• Aim of the exercise: Produce an exact transcription of the listing below, omitting the pictures.

• Plotting code records:
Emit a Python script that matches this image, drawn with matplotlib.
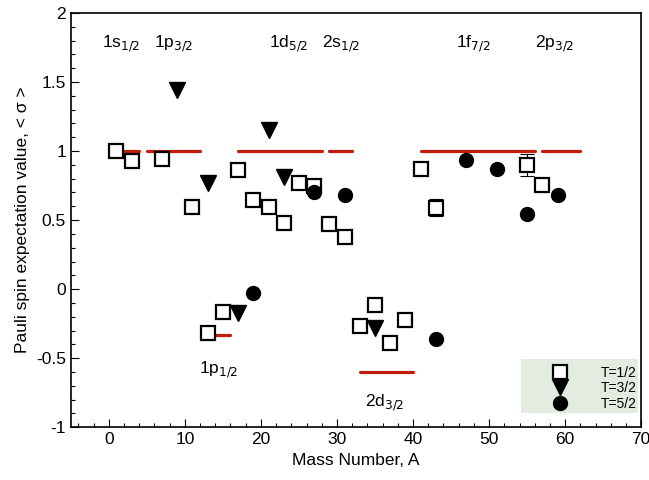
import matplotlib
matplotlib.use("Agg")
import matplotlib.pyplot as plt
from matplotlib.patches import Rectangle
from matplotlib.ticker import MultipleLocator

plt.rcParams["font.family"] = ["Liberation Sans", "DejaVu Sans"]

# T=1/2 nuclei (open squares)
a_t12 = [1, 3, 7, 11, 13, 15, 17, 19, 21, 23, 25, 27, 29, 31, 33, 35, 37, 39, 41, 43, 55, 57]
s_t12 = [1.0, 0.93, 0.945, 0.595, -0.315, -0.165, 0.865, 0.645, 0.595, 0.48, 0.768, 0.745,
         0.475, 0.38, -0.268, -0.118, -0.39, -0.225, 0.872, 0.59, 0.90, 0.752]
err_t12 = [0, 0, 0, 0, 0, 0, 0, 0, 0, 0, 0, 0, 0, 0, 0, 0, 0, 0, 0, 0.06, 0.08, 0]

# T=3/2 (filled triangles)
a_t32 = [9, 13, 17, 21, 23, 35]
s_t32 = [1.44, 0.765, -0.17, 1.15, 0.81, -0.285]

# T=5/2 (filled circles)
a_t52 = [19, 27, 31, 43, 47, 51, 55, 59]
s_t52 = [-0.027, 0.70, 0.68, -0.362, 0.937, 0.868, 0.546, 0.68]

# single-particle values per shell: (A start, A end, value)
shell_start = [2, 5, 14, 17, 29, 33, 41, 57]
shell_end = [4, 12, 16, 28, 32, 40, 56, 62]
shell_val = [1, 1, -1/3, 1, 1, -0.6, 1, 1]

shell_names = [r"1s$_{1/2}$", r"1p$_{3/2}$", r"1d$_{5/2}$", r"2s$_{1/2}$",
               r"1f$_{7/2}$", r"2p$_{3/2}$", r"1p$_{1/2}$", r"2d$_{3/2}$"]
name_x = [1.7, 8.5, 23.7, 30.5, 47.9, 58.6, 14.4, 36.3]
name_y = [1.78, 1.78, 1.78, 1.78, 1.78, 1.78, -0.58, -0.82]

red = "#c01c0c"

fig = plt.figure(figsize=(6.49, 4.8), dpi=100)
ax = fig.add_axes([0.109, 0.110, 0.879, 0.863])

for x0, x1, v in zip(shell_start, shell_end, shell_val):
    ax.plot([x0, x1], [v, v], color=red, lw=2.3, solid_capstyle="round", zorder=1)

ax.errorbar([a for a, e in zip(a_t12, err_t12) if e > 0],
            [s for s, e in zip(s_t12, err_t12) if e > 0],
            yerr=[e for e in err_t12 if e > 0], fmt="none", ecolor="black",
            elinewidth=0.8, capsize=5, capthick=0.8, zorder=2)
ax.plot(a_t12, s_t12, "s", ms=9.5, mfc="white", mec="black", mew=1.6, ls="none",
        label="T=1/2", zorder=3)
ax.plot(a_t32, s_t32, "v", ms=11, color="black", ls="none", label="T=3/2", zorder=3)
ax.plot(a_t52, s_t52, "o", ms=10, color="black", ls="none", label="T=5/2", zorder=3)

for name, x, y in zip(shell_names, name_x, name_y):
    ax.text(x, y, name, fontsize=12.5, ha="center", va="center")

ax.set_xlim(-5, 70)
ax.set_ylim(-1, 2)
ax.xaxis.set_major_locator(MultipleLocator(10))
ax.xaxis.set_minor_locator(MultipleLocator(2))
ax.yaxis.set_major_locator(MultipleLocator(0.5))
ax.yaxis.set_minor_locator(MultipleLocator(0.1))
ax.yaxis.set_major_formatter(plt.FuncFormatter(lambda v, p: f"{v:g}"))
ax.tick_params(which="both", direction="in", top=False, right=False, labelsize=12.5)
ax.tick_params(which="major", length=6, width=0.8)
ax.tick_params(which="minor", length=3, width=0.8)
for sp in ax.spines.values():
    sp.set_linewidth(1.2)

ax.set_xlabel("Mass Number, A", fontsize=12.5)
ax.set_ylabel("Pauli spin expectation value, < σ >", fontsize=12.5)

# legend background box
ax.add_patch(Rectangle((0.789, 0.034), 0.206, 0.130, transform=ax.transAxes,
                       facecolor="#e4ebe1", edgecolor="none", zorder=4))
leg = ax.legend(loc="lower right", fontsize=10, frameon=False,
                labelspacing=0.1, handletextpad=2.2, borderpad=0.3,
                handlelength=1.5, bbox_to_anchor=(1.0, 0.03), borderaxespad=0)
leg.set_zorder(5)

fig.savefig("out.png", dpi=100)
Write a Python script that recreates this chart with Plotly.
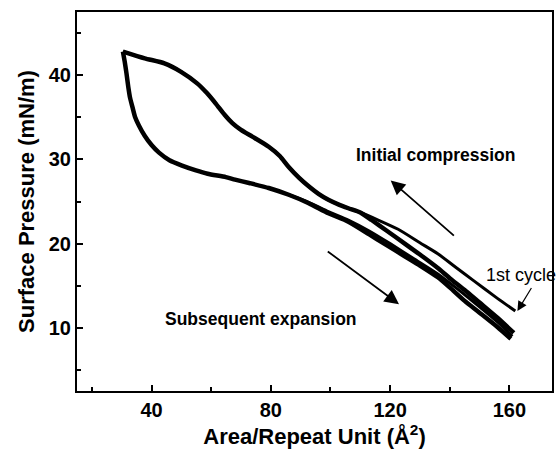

• Full solution:
Emit a Python script that matches this image, drawn with matplotlib.
import matplotlib
matplotlib.use("Agg")
import matplotlib.pyplot as plt
from matplotlib.patches import Rectangle
from matplotlib.ticker import MultipleLocator

plt.rcParams["font.family"] = ["Liberation Sans", "DejaVu Sans"]

# T=1/2 nuclei (open squares)
a_t12 = [1, 3, 7, 11, 13, 15, 17, 19, 21, 23, 25, 27, 29, 31, 33, 35, 37, 39, 41, 43, 55, 57]
s_t12 = [1.0, 0.93, 0.945, 0.595, -0.315, -0.165, 0.865, 0.645, 0.595, 0.48, 0.768, 0.745,
         0.475, 0.38, -0.268, -0.118, -0.39, -0.225, 0.872, 0.59, 0.90, 0.752]
err_t12 = [0, 0, 0, 0, 0, 0, 0, 0, 0, 0, 0, 0, 0, 0, 0, 0, 0, 0, 0, 0.06, 0.08, 0]

# T=3/2 (filled triangles)
a_t32 = [9, 13, 17, 21, 23, 35]
s_t32 = [1.44, 0.765, -0.17, 1.15, 0.81, -0.285]

# T=5/2 (filled circles)
a_t52 = [19, 27, 31, 43, 47, 51, 55, 59]
s_t52 = [-0.027, 0.70, 0.68, -0.362, 0.937, 0.868, 0.546, 0.68]

# single-particle values per shell: (A start, A end, value)
shell_start = [2, 5, 14, 17, 29, 33, 41, 57]
shell_end = [4, 12, 16, 28, 32, 40, 56, 62]
shell_val = [1, 1, -1/3, 1, 1, -0.6, 1, 1]

shell_names = [r"1s$_{1/2}$", r"1p$_{3/2}$", r"1d$_{5/2}$", r"2s$_{1/2}$",
               r"1f$_{7/2}$", r"2p$_{3/2}$", r"1p$_{1/2}$", r"2d$_{3/2}$"]
name_x = [1.7, 8.5, 23.7, 30.5, 47.9, 58.6, 14.4, 36.3]
name_y = [1.78, 1.78, 1.78, 1.78, 1.78, 1.78, -0.58, -0.82]

red = "#c01c0c"

fig = plt.figure(figsize=(6.49, 4.8), dpi=100)
ax = fig.add_axes([0.109, 0.110, 0.879, 0.863])

for x0, x1, v in zip(shell_start, shell_end, shell_val):
    ax.plot([x0, x1], [v, v], color=red, lw=2.3, solid_capstyle="round", zorder=1)

ax.errorbar([a for a, e in zip(a_t12, err_t12) if e > 0],
            [s for s, e in zip(s_t12, err_t12) if e > 0],
            yerr=[e for e in err_t12 if e > 0], fmt="none", ecolor="black",
            elinewidth=0.8, capsize=5, capthick=0.8, zorder=2)
ax.plot(a_t12, s_t12, "s", ms=9.5, mfc="white", mec="black", mew=1.6, ls="none",
        label="T=1/2", zorder=3)
ax.plot(a_t32, s_t32, "v", ms=11, color="black", ls="none", label="T=3/2", zorder=3)
ax.plot(a_t52, s_t52, "o", ms=10, color="black", ls="none", label="T=5/2", zorder=3)

for name, x, y in zip(shell_names, name_x, name_y):
    ax.text(x, y, name, fontsize=12.5, ha="center", va="center")

ax.set_xlim(-5, 70)
ax.set_ylim(-1, 2)
ax.xaxis.set_major_locator(MultipleLocator(10))
ax.xaxis.set_minor_locator(MultipleLocator(2))
ax.yaxis.set_major_locator(MultipleLocator(0.5))
ax.yaxis.set_minor_locator(MultipleLocator(0.1))
ax.yaxis.set_major_formatter(plt.FuncFormatter(lambda v, p: f"{v:g}"))
ax.tick_params(which="both", direction="in", top=False, right=False, labelsize=12.5)
ax.tick_params(which="major", length=6, width=0.8)
ax.tick_params(which="minor", length=3, width=0.8)
for sp in ax.spines.values():
    sp.set_linewidth(1.2)

ax.set_xlabel("Mass Number, A", fontsize=12.5)
ax.set_ylabel("Pauli spin expectation value, < σ >", fontsize=12.5)

# legend background box
ax.add_patch(Rectangle((0.789, 0.034), 0.206, 0.130, transform=ax.transAxes,
                       facecolor="#e4ebe1", edgecolor="none", zorder=4))
leg = ax.legend(loc="lower right", fontsize=10, frameon=False,
                labelspacing=0.1, handletextpad=2.2, borderpad=0.3,
                handlelength=1.5, bbox_to_anchor=(1.0, 0.03), borderaxespad=0)
leg.set_zorder(5)

fig.savefig("out.png", dpi=100)
Write a Python script that recreates this chart with Plotly.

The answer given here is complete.